Y alguien gritó ¡paco culiao y la conchetumare!, pero tú en realidad escuchaste a una mujer que justo detrás tuyo decía "me gustan las canciones lentas", aunque en ese momento tú no querías canciones lentas, querías un punk en tu cabeza, dar vueltas alrededor de la barricada, abrazarte a ese calor, coger una piedra y guardártela en el bolsillo. Y entonces te ríes del peso abrumador que adquieren tus sentimientos cuando los desparramas por las inevitables extensiones de la calle.

Y frente al fuego recuerdas: Los diarios, los discursos en la TV, los ministros, los burócratas, las mentiras, las cadenas, los noticiarios, los instrumentos, las cifras, las farsas, los márgenes, las encuestas, el rostro rígido, las mentiras, las manos de un trabajador cansado, los dolores representativos, la democracia, tantos automóviles, las elecciones, lo confuso de la patria, los símbolos falsos, los descuentos, las vitrinas, los anuncios comerciales, falsos, los hipócritas, las corbatas, las carpetas, las ganancias, las facturas, falsas, las mentiras, tantos hipócritas en el salón, los cascos de los pacos, los moldes, los modelos, las modelos, las estructuras, los golpes a un travesti, los sistemas, las mentiras, los ejecutivos, las cárceles, el lamento de un mapuche allanado, el dolor, mujeres con hambre, las mentiras, lo prefabricado, tantos celulares, los falsos, la pobreza sexual, el cabro chico aspirando neoprén, los incendios mentales, la dureza del modelo, los maletines negros, los ojos rojos de las madres, los dolores, las mentiras y entonces no sonríes,  aprietas los dientes, comprendes la inevitable confabulación del desacato y las formas ondulantes que a veces adquiere la desobediencia, entonces  piensas en:

                                     
                              Tu rabia desperdigada en los territorios
                                          Los territorios de tu rabia desperdigada
                                                    Tu desperdigada rabia del territorio


Y llegan los pacos, sus tanques, sus motos y tienes una piedra en tu mano, todos tienen piedras en las manos. Te cubres el rostro, que no te vean, te tramas entre el anonimato de las multitudes. La lacrimógena, los ojos rojos de las liceanas, que no te vean, la mochila ¡siempre la mochila!, la das vuelta para hacerte más indescifrable, te encapuchas, entero, se te ven los puros ojos y las manos en las piedras. Los disparos de la lacrimógena, una mórbida cortina de gas, los pacos como fantasmas que atraviesan el humo. Y piedras, una lluvia de piedras, más duras que Dios, ¿de dónde salen tantas piedras? Vuelan las piedras sobre los cascos. Ondas, gritos, máscaras de gas. Y buscas más piedras, incógnito, legendario, anónimo entre los anónimos. Ahí. ¡Una piedra! Grande, tan dura, y los pacos se ven tan insignificantes, ¡tan blandos!

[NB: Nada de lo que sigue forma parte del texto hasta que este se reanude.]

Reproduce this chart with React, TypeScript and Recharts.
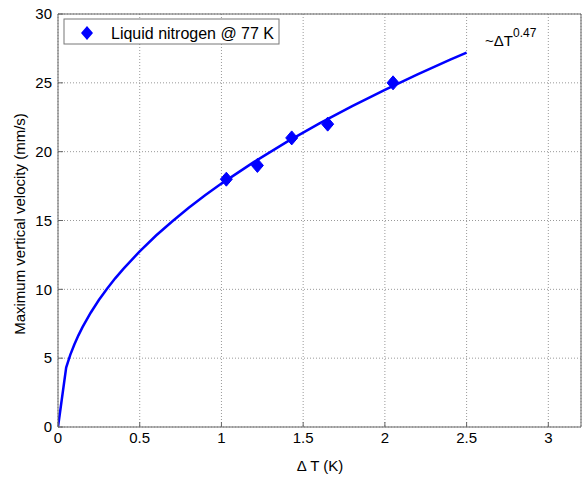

Y lo importante es lanzar la piedra, aunque no tengas mucha fuerza en tus brazos, aunque la tosca no alcance a golpear a un paco, aunque lo tuyo sea la poesía, aunque los ciudadanos griten neuróticos en contra de los disturbios, aunque los besos de Valeria te quiten el sueño, aunque te llamen vándalo 100000 veces, aunque una molotov pase tan cerca de tu rostro y se te quemen las pestañas, aunque sabes que las piedras no derribarán ningún castillo. Lo importante es lanzar la piedra, aunque no le llegue a ningún paco, lo importante es que por un segundo te libraste de la enfermedad más extendida del siglo XXI: La obediencia.